_SOURCE DATA_:

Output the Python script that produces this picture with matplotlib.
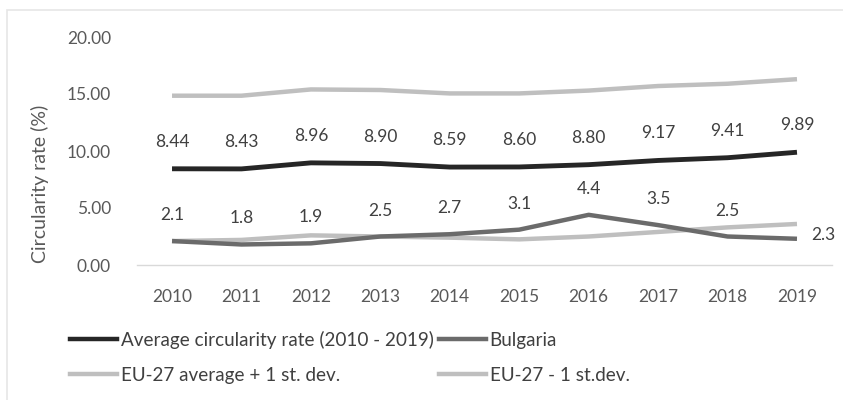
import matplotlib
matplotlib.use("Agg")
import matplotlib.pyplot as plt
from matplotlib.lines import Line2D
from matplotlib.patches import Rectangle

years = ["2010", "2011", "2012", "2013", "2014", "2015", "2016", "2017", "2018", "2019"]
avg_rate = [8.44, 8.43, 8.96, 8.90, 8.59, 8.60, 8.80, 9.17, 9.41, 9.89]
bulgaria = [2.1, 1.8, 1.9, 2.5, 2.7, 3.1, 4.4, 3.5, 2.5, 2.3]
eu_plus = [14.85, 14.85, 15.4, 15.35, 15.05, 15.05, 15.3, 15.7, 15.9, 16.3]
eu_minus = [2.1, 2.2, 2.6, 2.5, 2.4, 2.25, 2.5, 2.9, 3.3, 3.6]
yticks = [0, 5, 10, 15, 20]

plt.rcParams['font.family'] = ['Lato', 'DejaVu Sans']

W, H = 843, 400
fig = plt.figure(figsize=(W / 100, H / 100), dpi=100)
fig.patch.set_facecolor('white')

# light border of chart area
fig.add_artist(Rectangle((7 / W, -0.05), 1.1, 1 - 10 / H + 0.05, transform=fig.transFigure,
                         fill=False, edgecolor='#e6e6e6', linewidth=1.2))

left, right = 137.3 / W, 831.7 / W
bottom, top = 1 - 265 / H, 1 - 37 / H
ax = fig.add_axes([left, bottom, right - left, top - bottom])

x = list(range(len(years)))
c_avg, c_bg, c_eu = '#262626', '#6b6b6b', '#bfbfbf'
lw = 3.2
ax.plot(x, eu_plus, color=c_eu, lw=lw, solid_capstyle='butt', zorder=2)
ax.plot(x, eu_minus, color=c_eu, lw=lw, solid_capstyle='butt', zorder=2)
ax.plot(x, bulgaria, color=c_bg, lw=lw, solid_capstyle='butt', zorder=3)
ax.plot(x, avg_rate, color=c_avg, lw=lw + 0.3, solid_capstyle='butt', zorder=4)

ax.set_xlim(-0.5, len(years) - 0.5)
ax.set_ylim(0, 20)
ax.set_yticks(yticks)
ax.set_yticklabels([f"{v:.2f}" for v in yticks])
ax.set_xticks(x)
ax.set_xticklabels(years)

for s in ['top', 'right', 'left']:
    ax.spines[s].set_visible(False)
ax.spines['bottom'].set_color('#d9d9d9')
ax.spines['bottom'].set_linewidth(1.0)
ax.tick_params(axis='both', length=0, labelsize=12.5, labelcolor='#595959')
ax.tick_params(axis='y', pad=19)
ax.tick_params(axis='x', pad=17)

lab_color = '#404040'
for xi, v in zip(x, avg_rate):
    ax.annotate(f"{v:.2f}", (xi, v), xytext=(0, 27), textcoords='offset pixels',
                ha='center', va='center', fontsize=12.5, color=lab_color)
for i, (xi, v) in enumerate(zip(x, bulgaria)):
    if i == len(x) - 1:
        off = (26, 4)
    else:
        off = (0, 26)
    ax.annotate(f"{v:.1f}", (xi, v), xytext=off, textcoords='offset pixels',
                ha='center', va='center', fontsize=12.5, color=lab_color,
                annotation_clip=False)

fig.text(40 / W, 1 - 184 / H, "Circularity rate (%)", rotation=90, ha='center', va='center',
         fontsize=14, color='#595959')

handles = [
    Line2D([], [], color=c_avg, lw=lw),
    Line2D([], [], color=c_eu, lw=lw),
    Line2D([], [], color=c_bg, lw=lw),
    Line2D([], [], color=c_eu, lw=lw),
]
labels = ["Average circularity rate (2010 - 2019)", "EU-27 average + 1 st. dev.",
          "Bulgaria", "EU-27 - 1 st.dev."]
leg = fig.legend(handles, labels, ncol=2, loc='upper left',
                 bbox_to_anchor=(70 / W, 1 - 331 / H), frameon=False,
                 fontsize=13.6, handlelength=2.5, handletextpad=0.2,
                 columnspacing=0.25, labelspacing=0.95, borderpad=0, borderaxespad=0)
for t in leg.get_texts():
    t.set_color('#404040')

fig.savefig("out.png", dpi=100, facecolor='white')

_TO DO_:
Emit the lines of the material exactly, from its first line to the line containing "from matplotlib.patches import Rectangle", inclusive; leave every picture out.

_TASK RESULT_:
Output the Python script that produces this picture with matplotlib.
import matplotlib
matplotlib.use("Agg")
import matplotlib.pyplot as plt
from matplotlib.lines import Line2D
from matplotlib.patches import Rectangle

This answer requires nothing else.